A different college experience
Eric said he understands that life at the Air Force Academy is very different from most universities. He is required to take 16 credits per semester — typical for a college student — and another eight credits devoted to military training. Every cadet must also participate in athletics.
Eric has never flown a plane, and joked that the only thing he’s ever flown is a kite. But he said he enjoys being airborne and is excited to learn.
Basic cadet training lasts six weeks. The first three weeks are spent learning the military culture. After that, he said, cadets go to Jacks Valley, a training complex on the university grounds, and live in tents. He will not be allowed to use his phone, and can only mail letters to friends and family.
After graduation, he will be required to serve in the military for six years.
He was also intrigued by the academy’s strong program in engineering, which he plans to study.

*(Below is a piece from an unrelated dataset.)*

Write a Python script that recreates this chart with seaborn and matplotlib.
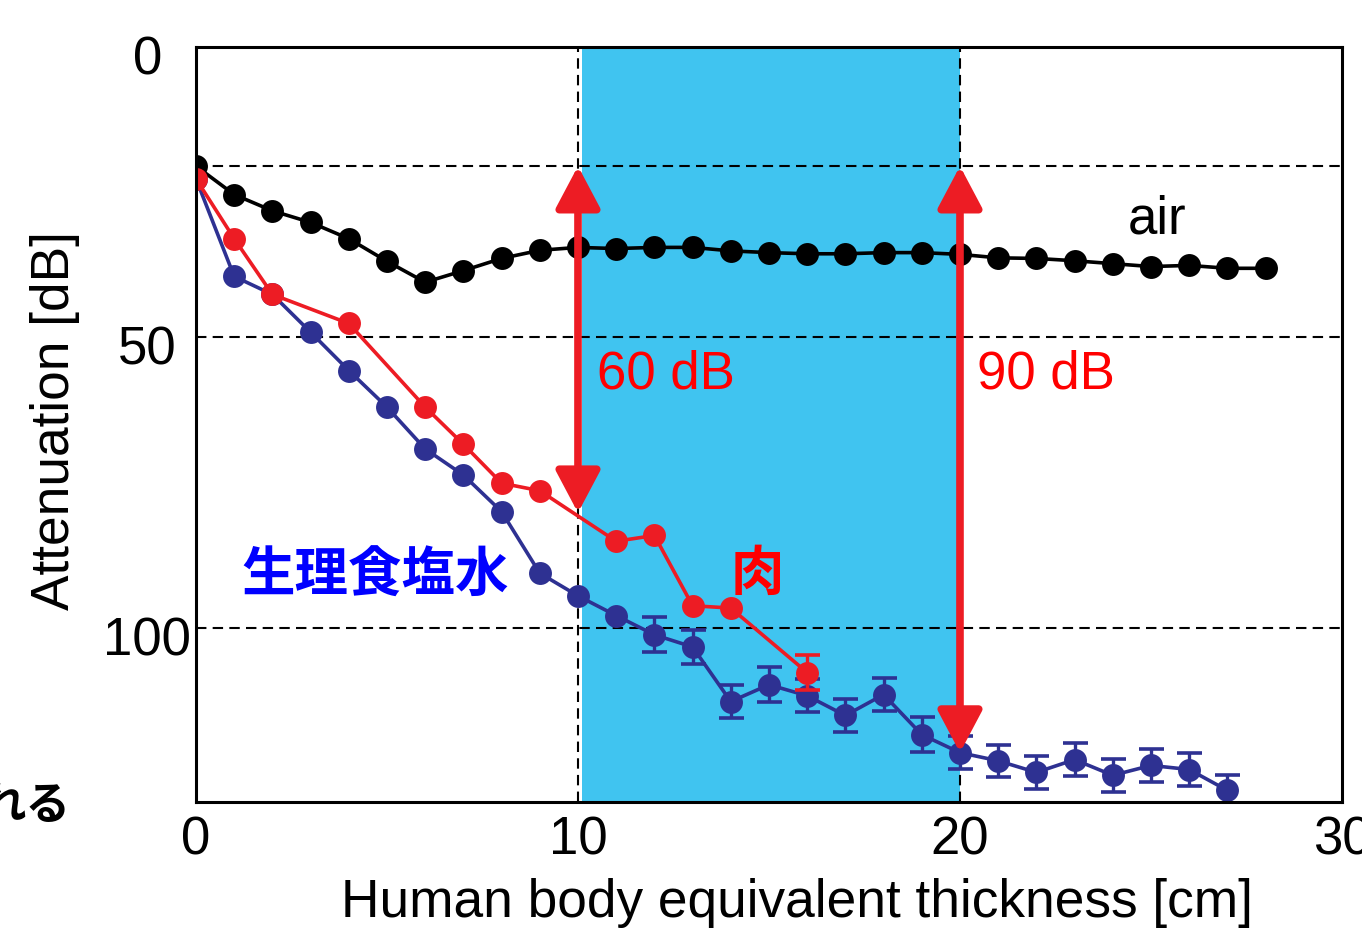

Once he graduates, he will become an officer — a leadership position, which he is used to. He was a captain of East Meadow High’s varsity soccer team for two years. “He’s an aggressive, hard-nosed, willful kind of player,” said his former coach, Bob Elder, who wrote a letter of recommendation for Eric. “The kind of player every coach wants.”
Each year, football coach Vin Mascia asks Elder for a player to be the team’s kicker. This year Elder chose Gershoff. “He spent 30 to 45 minutes doing 30 to 40 reps of kicking the football, and then he’d come to practice,” Elder said. “He gave 100 percent on both sports.”
Elder said that Gershoff’s leadership abilities became clear this year when he and fellow captain Ryan Lao approached Elder at midseason, recommending that one particular senior receive more playing time. “They stated their case, and I said, ‘All right, I’ll start him tomorrow,’” Elder recalled. “He turned out to be a much better player than I thought he’d be at the varsity level.
“That’s the kind of kid you’d think would go to one of the academies,” Elder said.
‘An all-around superstar’
But athletics are only half of what is expected of cadets. Gershoff graduated with a scholar’s diploma, the highest honor possible, and finished his senior year with a weighted average of 98. He was a peer leader, speaking to ninth-graders about high school expectations, and was also involved in the school’s Model Congress and Environmental Club.
“He’s an all-around superstar,” Silberman said. “Not just the clubs, not just the sports, not just the academics. He always challenged himself to move on to the next level, even if it wasn’t the easiest way to go.”
Eric also missed his senior prom, held two days before graduation. That was particularly upsetting for his longtime girlfriend, Marrol Cajoles, who ended up going alone, Eric said, because she didn’t want to go with any one else. “They’re the class couple,” Silberman said. “Since middle school. It’s very sweet.”
Aside from France, the Gershoffs also visit Costa Rica regularly, where Carmen was born. She works in the cafeteria at McVey Elementary School. Ashley, a 2012 East Meadow High graduate, will be a junior at Binghamton University in the fall, and Joshua will be an eighth-grader at Woodland Middle School.
Joshua said he was sad to see his brother leave. “He’s a big influence on me,” he said. “With sports and academics. I look up to him.”
The two often spend time together at home, playing soccer and video games. “Usually when I’m bored, I play with him outside,” Joshua said. “Now there’s no one to play with, so it’ll be a little boring.”
While he said he would miss his family, Eric was clearly excited to move on to the next adventure in his life. Asked what is most important to him, he broke into a giant grin and said simply, “Just being happy.”